The Postal Service received $21m from the DOJ’s settlements with all the federal suppliers concerned, but the DOJ did not bring claims on behalf of the Postal Service against Accenture, since it knowingly allowed Accenture to charge handling fees for acquiring third-party hardware and software.

An Office of the Inspector General investigation identified $71,000 in material handling fees charged by Accenture, and suggested that Postal Service officials had quietly accepted the charges despite federal procurement laws forbidding such practices.

The OIG investigation also alleged that $27,000 in payments were made to Accenture for the recommendation of products to Accenture’s customers, but the OIG said these amounts were so small compared to the contract values that they were not included in the wider federal settlement with Accenture.

The Inspector General issued an audit report last December looking at Accenture Federal Services, following up a 2011 Defense Contract Audit Agency (DCAA) report from 2011 that found that Accenture’s Postal Service cost estimating system was “inadequate”. The report stated that Accenture had addressed six of the eight DCAA recommendations for correcting the situation, but had not conducted periodic reviews of its estimating system, while failing to fully use a particular cost estimating tool resulted in $90,000 in “questioned” costs relating to eight USPS IT contracts valued in total at $8.2m.

At the time, the Inspector General merely recommended that USPS management require Accenture to implement its two remaining DCAA recommendations.

However, this month the Inspector General has gone much further, citing its December 2012 audit and the past DOJ lawsuits, concluding that Accenture had “demonstrated an absence of business ethics, a lack of transparency, and insufficient internal controls in its business dealings with the Postal Service”.

The Inspector General said this month: “The Postal Service should consider Accenture for suspension or debarment and review existing contracts to determine whether the contracts warrant termination. This action would protect the Postal Service’s financial interest from unethical, dishonest, or otherwise irresponsible supplier practices.”

“Not warranted”

In response, the US Postal Service vice president for supply chain, Susan Brownell, told the OIG that having had the USPS legal team review all the documents involved, it wasn’t necessary to block Accenture from USPS contracts in order to protect the Postal Service.

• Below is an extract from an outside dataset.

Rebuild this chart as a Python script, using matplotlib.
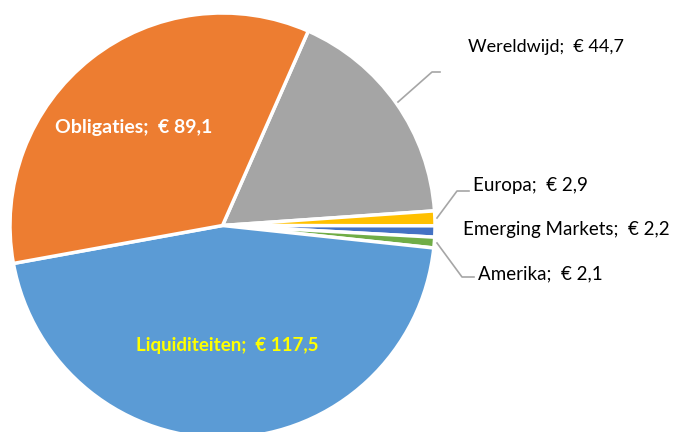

Brownell noted that USPS was not included in the DOJ settlement payout from Accenture, because of the “relatively low” material handling fees and kickbacks involved, and noted that the DOJ had stated in a September 2011 letter that it had no intention of investigating or filing suit against Accenture for providing inaccurate information. The USPS VP also noted that the Department of Defense and government procurement agency GSA had stated that there were no reasons to debar Accenture.

Regarding the DCAA recommendations, Brownell said Accenture had stopped its contentious business practices regarding the recommendation of partners’ products, corrected identified deficiencies in cost-estimate activity, and had provided assurances to USPS that it is operating with “integrity and openness” in dealings with the Postal Service.

The USPS VP also said that no other federal agencies had suspended or debarred Accenture.

“As the Postal Service’s Debarring Official and in consideration of the evidence submitted before me, I find that suspension or debarment of Accenture is not warranted, nor is it necessary, in order to protect the interests of the Postal Service,” said Brownell.

Accenture declined to comment on the specific recommendations of the USPS Inspector General, and spokesperson Joanne Veto referred Post&Parcel to the views of USPS management.

However, Veto added: “Accenture Federal Services worked closely with the US Postal Service to address any concerns.”

The Inspector General said regarding the USPS management comments that it would be content if USPS rectified the areas of concern, and would be providing follow-up audits on Accentures contracts and internal controls.